The hunter, a 50-year Alaska resident, looked up to see a charging bear less than 10 feet away.
His first thought was that his time had come.
Looking up to see the bear, Moe recalled from his hospital bed Wednesday, "I know I'm done."
But he wasn't going down without a fight.
The Anchorage contractor, whom a nephew describes as "one tough old buzzard," figured he had just enough time to do what damage he could with the weapon at hand - a hunting knife with a 6-inch blade.
"I tried to get him in the eye the first time," Moe said. "But I missed. I hit his head."
The animal didn't seem to notice. The knife bounced off the bear's thick skull.
After knocking Moe down, the bear clamped its jaws on his right shoulder and started to shake.
"This one wanted to kill me," Moe said.
He could think of only two things: keep the bear away from his face and hang on to the knife.
Bears, he knew, instinctively try to grab for the head of an adversary - be it another bear or a man - to disable it.
The knife, he knew, was the only hope he had of fighting off the animal - no matter how pitiful a weapon it might have been under the circumstances.
Moe is unclear about what happened next, but the bear eventually let go of his shoulder and grabbed his leg. By now he was a wreck, with cuts all over his arms, legs and shoulders. But his spirit remained strong.
With an arm free, Moe could finally fight back.
He stabbed the bear again and again and again with the 6-inch blade, driving the knife in as deep as he could. He doesn't know how many times he stabbed the bear. He doesn't know whether the blood that coated everything was his or the bear's.
All he knows is that he was fighting for his life.
"Finally (the bear) backed away and went over and laid down," Moe said. "Probably the 10th or 15th or 20th time I stabbed him."
With the bear close by, Moe somehow found his rifle.
He pointed the barrel of the rifle at the bear, who was just 8 to 10 feet away. He remembers thinking he loaded 220-grain slugs in his .30-06-caliber rifle because the big bullets are capable of killing a bear.
He shot the animal in the chest, he said. The shot, he said, probably killed the bear, but Moe fired twice more to be sure.
Afterward, he thinks, he heard brown bear cubs bawling from the brush. He remembers worrying that they might come for him next.
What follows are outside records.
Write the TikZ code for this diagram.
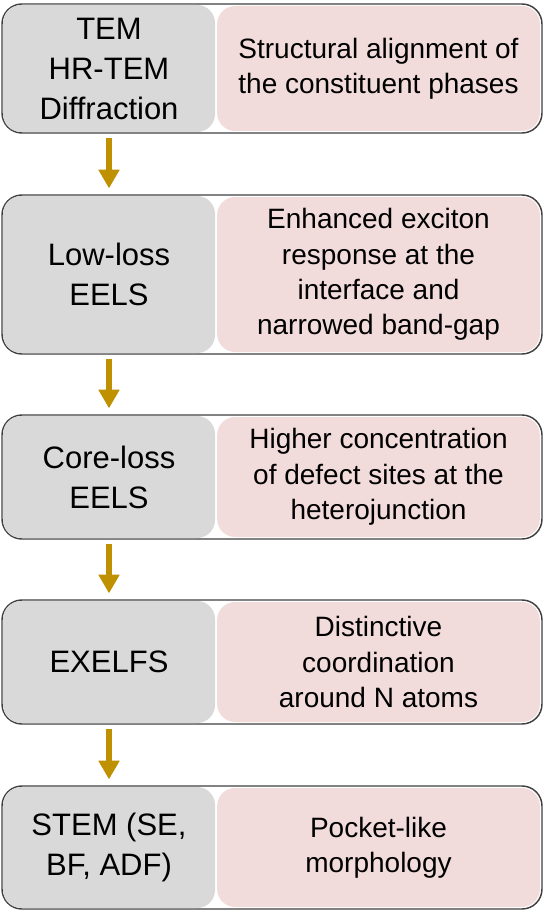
\documentclass[tikz,border=0pt]{standalone}
\usepackage{fontspec}
\setmainfont{Liberation Sans}
\usetikzlibrary{arrows.meta}
\definecolor{methodgray}{HTML}{D9D9D9}
\definecolor{resultpink}{HTML}{F2DCDB}
\definecolor{arrowgold}{HTML}{BF9000}
\definecolor{frameline}{HTML}{404040}

\begin{document}
\begin{tikzpicture}[x=0.75pt,y=-0.75pt,
	rownode/.style={draw=frameline, line width=1.1pt, fill=white, rounded corners=15pt, minimum width=405pt, inner sep=0pt},
	methodnode/.style={fill=methodgray, rounded corners=13.5pt, minimum width=159pt, inner sep=0pt, align=center, font=\fontsize{23.25}{30}\selectfont},
	resultnode/.style={fill=resultpink, rounded corners=13.5pt, minimum width=242pt, inner sep=0pt, align=center, font=\fontsize{21}{26.5}\selectfont},
	flowarrow/.style={line width=4.5pt, draw=arrowgold, -{Triangle[width=15pt,length=14pt]}, shorten <=4pt, shorten >=5.5pt},
	]
	\useasboundingbox (0,0) rectangle (548,913);
	%Rows
	\node[rownode, minimum height=96.75pt]   (row1) at (272,68.5)  {};
	\node[rownode, minimum height=119.25pt]  (row2) at (272,274.5) {};
	\node[rownode, minimum height=93pt]      (row3) at (272,477)   {};
	\node[rownode, minimum height=93pt]      (row4) at (272,662)   {};
	\node[rownode, minimum height=92.25pt]   (row5) at (272,847.5) {};
	%Methods
	\node[methodnode, minimum height=95.25pt]  (m1) at (109,68.5)  {TEM\\HR-TEM\\Diffraction};
	\node[methodnode, minimum height=117.75pt] (m2) at (109,274.5) {Low-loss\\EELS};
	\node[methodnode, minimum height=91.5pt]   (m3) at (109,477)   {Core-loss\\EELS};
	\node[methodnode, minimum height=91.5pt]   (m4) at (109,662)   {EXELFS};
	\node[methodnode, minimum height=90.75pt]  (m5) at (109,847.5) {STEM (SE,\\BF, ADF)};
	%Results
	\node[resultnode, minimum height=93.75pt]  (r1) at (378.5,68.5)  {Structural alignment of\\the constituent phases};
	\node[resultnode, minimum height=116.25pt] (r2) at (378.5,274.5) {Enhanced exciton\\response at the\\interface and\\narrowed band-gap};
	\node[resultnode, minimum height=90pt]     (r3) at (378.5,477)   {Higher concentration\\of defect sites at the\\heterojunction};
	\node[resultnode, minimum height=90pt]     (r4) at (378.5,662)   {Distinctive\\coordination\\around N atoms};
	\node[resultnode, minimum height=89.25pt]  (r5) at (378.5,847.5) {Pocket-like\\morphology};
	%Arrows
	\draw[flowarrow] (m1.south) -- (m2.north);
	\draw[flowarrow] (m2.south) -- (m3.north);
	\draw[flowarrow] (m3.south) -- (m4.north);
	\draw[flowarrow] (m4.south) -- (m5.north);
\end{tikzpicture}
\end{document}
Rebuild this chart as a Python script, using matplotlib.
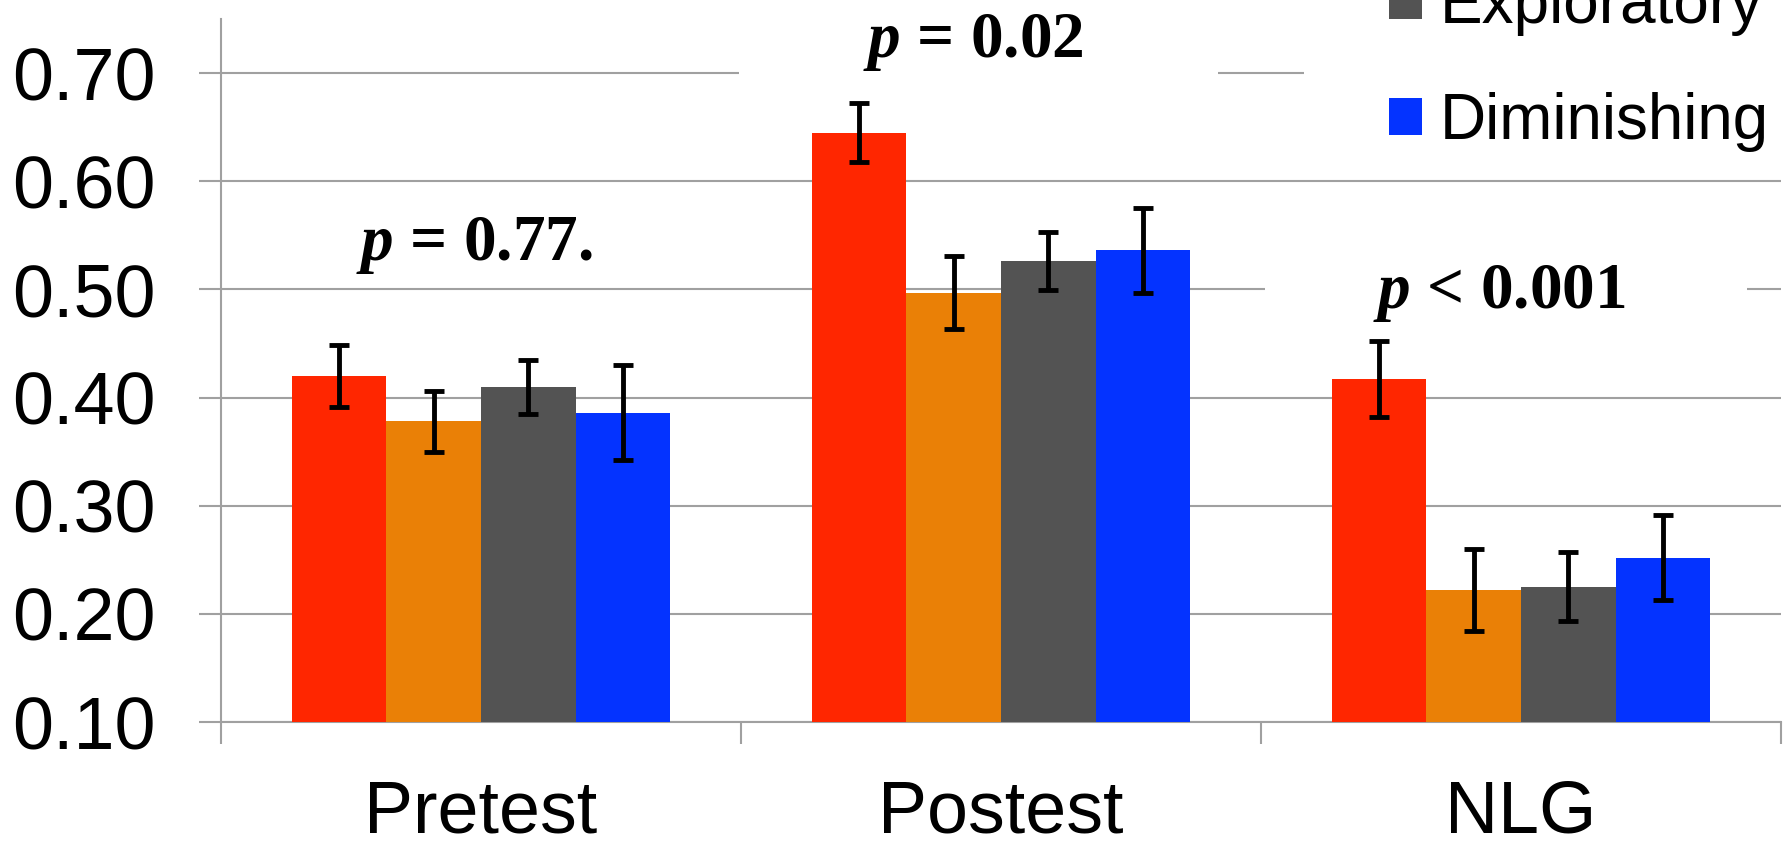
import matplotlib
matplotlib.use("Agg")
import matplotlib.pyplot as plt
from matplotlib.patches import Rectangle
import numpy as np

plt.rcParams['font.family'] = ['Liberation Sans', 'DejaVu Sans']
plt.rcParams['mathtext.fontset'] = 'custom'
plt.rcParams['mathtext.bfit'] = 'Liberation Serif:italic:bold'
plt.rcParams['mathtext.it'] = 'Liberation Serif:italic'
plt.rcParams['mathtext.rm'] = 'Liberation Serif'
plt.rcParams['mathtext.bf'] = 'Liberation Serif:bold'

# ---------------- data ----------------
categories = ["Pretest", "Postest", "NLG"]
series_colors = ["#FF2600", "#EA8006", "#535353", "#0433FF"]
legend_labels = {2: "Exploratory", 3: "Diminishing"}  # only these entries are visible

means = [
    [0.420, 0.645, 0.417],   # red series
    [0.378, 0.497, 0.222],   # orange series
    [0.410, 0.526, 0.225],   # gray  (Exploratory)
    [0.386, 0.536, 0.252],   # blue  (Diminishing)
]
errors = [
    [0.029, 0.027, 0.035],
    [0.028, 0.034, 0.038],
    [0.025, 0.027, 0.032],
    [0.044, 0.039, 0.039],
]
p_texts = [r"$\mathbfit{p}$ = 0.77.", r"$\mathbfit{p}$ = 0.02", r"$\mathbfit{p}$ < 0.001"]
p_y = [0.527, 0.7146, 0.4826]
p_xoff = [-0.012, -0.054, -0.042]
yticks = [0.10, 0.20, 0.30, 0.40, 0.50, 0.60, 0.70]

# ---------------- figure ----------------
W, H = 1788, 846
fig = plt.figure(figsize=(W / 100, H / 100), dpi=100)
ax = fig.add_axes([221 / W, 124 / H, 1560 / W, 703 / H])

grid_col = "#A0A0A0"
bar_w = 0.182
centers = np.arange(len(categories)) + 0.5
handles = {}
for i, (m, e, c) in enumerate(zip(means, errors, series_colors)):
    xs = centers + (i - 1.5) * bar_w
    b = ax.bar(xs, m, width=bar_w, bottom=0, color=c, zorder=3, linewidth=0)
    ax.errorbar(xs, m, yerr=e, fmt="none", ecolor="black", elinewidth=3.5,
                capsize=7, capthick=3.5, zorder=4)
    handles[i] = b

ax.set_xlim(0, 3)
ax.set_ylim(0.10, 0.75)

# y axis
ax.set_yticks(yticks)
ax.set_yticklabels([f"{v:.2f}" for v in yticks])
ax.yaxis.grid(True, color=grid_col, linewidth=1.5, zorder=0)
ax.set_axisbelow(True)
ax.tick_params(axis="y", length=16, width=1.5, color=grid_col, pad=31,
               labelsize=53)

# x axis: separator ticks at boundaries, labels at centers
ax.set_xticks([0, 1, 2, 3])
ax.set_xticklabels([])
ax.set_xticks(centers, minor=True)
ax.set_xticklabels(categories, minor=True)
ax.tick_params(axis="x", which="major", length=16, width=1.5, color=grid_col)
ax.tick_params(axis="x", which="minor", length=0, pad=41, labelsize=53)

for s in ["top", "right"]:
    ax.spines[s].set_visible(False)
for s in ["left", "bottom"]:
    ax.spines[s].set_color(grid_col)
    ax.spines[s].set_linewidth(1.5)

# white boxes behind p-value labels and legend
boxes = [(0.019, 0.51, 0.923, 0.07), (0.996, 0.69, 0.921, 0.07),
         (2.008, 0.465, 0.927, 0.07), (2.083, 0.69, 0.917, 0.07)]
for (x0, y0, w, h) in boxes:
    ax.add_patch(Rectangle((x0, y0), w, h, facecolor="white", edgecolor="none",
                           zorder=1.5))

for k, (t, y, dx) in enumerate(zip(p_texts, p_y, p_xoff)):
    ax.text(centers[k] + dx, y, t, ha="center", va="baseline", fontsize=47,
            family="Liberation Serif", weight="bold", zorder=5)

leg = ax.legend([handles[2], handles[3]], [legend_labels[2], legend_labels[3]],
                loc="upper left", bbox_to_anchor=(1389 / W, 1 + 24 / H),
                bbox_transform=fig.transFigure, frameon=False, fontsize=46,
                handlelength=0.52, handleheight=0.52, handletextpad=0.28,
                labelspacing=0.88, borderpad=0, borderaxespad=0)

fig.savefig("out.png", dpi=100)
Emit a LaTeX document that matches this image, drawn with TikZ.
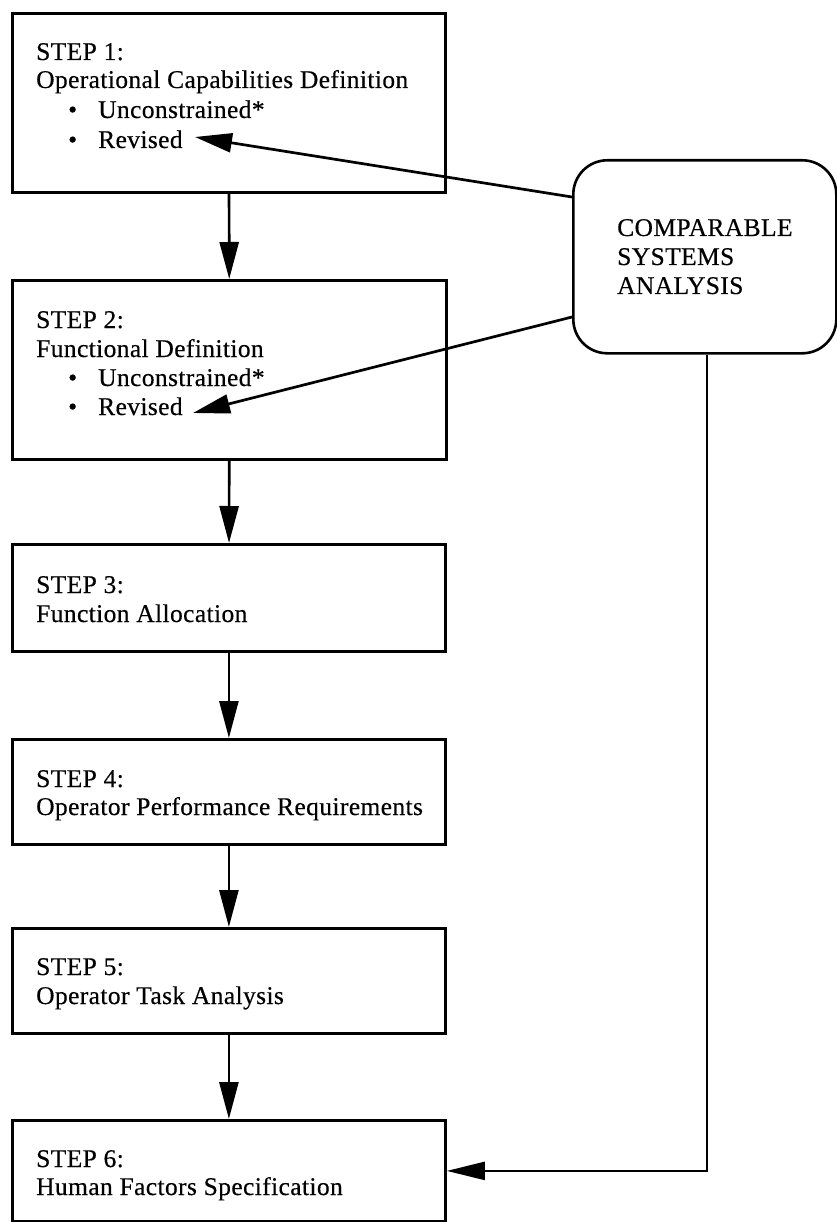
\documentclass[tikz,border=0pt]{standalone}
\usepackage{fontspec}
\setmainfont{Liberation Serif}[LetterSpace=1.5,FakeBold=0.4]
\usetikzlibrary{arrows.meta}
\begin{document}
\begin{tikzpicture}[x=1pt,y=-1pt,
  stepbox/.style={draw, line width=2.8pt, rectangle, inner sep=0pt, anchor=north west},
  csabox/.style={draw, line width=2.6pt, rectangle, rounded corners=34pt, inner sep=0pt, anchor=north west},
  txt/.style={anchor=base west, inner sep=0pt, font=\fontsize{25.5}{29}\selectfont},
  arr/.style={line width=2.7pt, -{Triangle[length=37pt,width=19pt]}},
  thinarr/.style={line width=2.3pt, -{Triangle[length=38pt,width=18pt]}}]
\useasboundingbox (0,0) rectangle (836,1222);
% boxes
\node[stepbox, minimum width=433pt, minimum height=179pt] (b1) at (11,12) {};
\node[stepbox, minimum width=434pt, minimum height=179pt] (b2) at (11,279) {};
\node[stepbox, minimum width=433pt, minimum height=107pt] (b3) at (11,543) {};
\node[stepbox, minimum width=433pt, minimum height=105pt] (b4) at (11,738) {};
\node[stepbox, minimum width=433pt, minimum height=105pt] (b5) at (11,927) {};
\node[stepbox, minimum width=433pt, minimum height=101pt] (b6) at (11,1119) {};
\node[csabox, minimum width=263pt, minimum height=193pt] (csa) at (572,159) {};
% texts
\node[txt] (s1) at (36,60) {STEP 1:};
\node[txt] (d1) at (36,88) {Operational Capabilities Definition};
\node[txt] (u1) at (68,118) {\makebox[30pt][l]{•}Unconstrained*};
\node[txt] (r1) at (68,148) {\makebox[30pt][l]{•}Revised};
\node[txt] (s2) at (36,328) {STEP 2:};
\node[txt] (d2) at (36,357) {Functional Definition};
\node[txt] (u2) at (68,386) {\makebox[30pt][l]{•}Unconstrained*};
\node[txt] (r2) at (68,415) {\makebox[30pt][l]{•}Revised};
\node[txt] (s3) at (36,593) {STEP 3:};
\node[txt] (d3) at (36,622) {Function Allocation};
\node[txt] (s4) at (36,787) {STEP 4:};
\node[txt] (d4) at (36,815) {Operator Performance Requirements};
\node[txt] (s5) at (36,975) {STEP 5:};
\node[txt] (d5) at (36,1004) {Operator Task Analysis};
\node[txt] (s6) at (36,1167) {STEP 6:};
\node[txt] (d6) at (36,1195) {Human Factors Specification};
\node[txt] (c1) at (617,236) {COMPARABLE};
\node[txt] (c2) at (617,265) {SYSTEMS};
\node[txt] (c3) at (617,294) {ANALYSIS};
% connectors
\draw[arr] (b1) -- (b2);
\draw[arr] (b2) -- (b3);
\draw[arr] (b3) -- (b4);
\draw[arr] (b4) -- (b5);
\draw[arr] (b5) -- (b6);
\coordinate (e1) at (572,197);
\coordinate (t1) at (195,137);
\coordinate (e2) at (572,317);
\coordinate (t2) at (193,413);
\draw[arr] (e1) -- (t1);
\draw[arr] (e2) -- (t2);
\draw[thinarr] ([xshift=2.5pt]csa.south) |- (b6.east);
\end{tikzpicture}
\end{document}
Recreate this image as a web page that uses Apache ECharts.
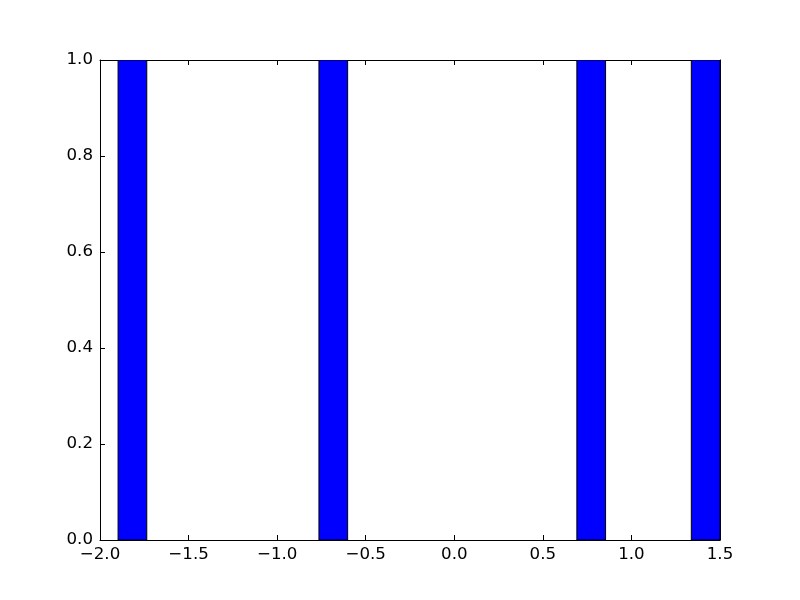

Unable to stand, let alone walk, Moe started crawling toward the beach, dragging his rifle.
"I had to crawl for about a mile and a half," Moe said. "I laid down to die a couple times" along the way, he said.
Each time, though, he found the resolve to continue. More than once, he prayed.
"The Lord let me out," he said.
Moe pressed on. About a mile from the beach, he finally abandoned the rifle.
"I wanted to keep it because I was worried about the cubs," he said, "but it was too much (to carry)."
About 200 yards from the island beach and not far from the hunting camp, Moe's son and two other hunting companions heard him crawling through the underbrush and investigated.
They were shocked by what they found but immediately began first aid - stuffing whatever they could find into gaping wounds in Moe's shoulder, arms and leg.
"You're in such shock at that point," Moe said, "you don't know anything."
After loading Moe into a skiff, the group headed for the nearby Silver Salmon Lodge. Lodge owner Peter Guttchen patched Moe up a little more and called the U.S. Coast Guard in Kodiak by cellular phone.
The Coast Guard had a rescue helicopter on the scene in minutes.
On Wednesday morning, a still-sedated and groggy Moe couldn't thank all the rescuers enough. Without their help, he said, he wouldn't be alive. As it is, he is expected to recover.
"I protected my head and face," he said. "It's my arms and legs that are a mess."
Moe had lost deer to brown bears while hunting in the Kodiak area before, but those bears never attacked.
"I never thought this would happen to me," Moe said.
Now, that's a tough guy! He's in a world of hurt buy he had the grit to make it. My hat's off to him. By the way the same paper had another story about another hunter who didn't make it. Different encounter entirely. Bears 1 humans 1. Wooooo Hooo!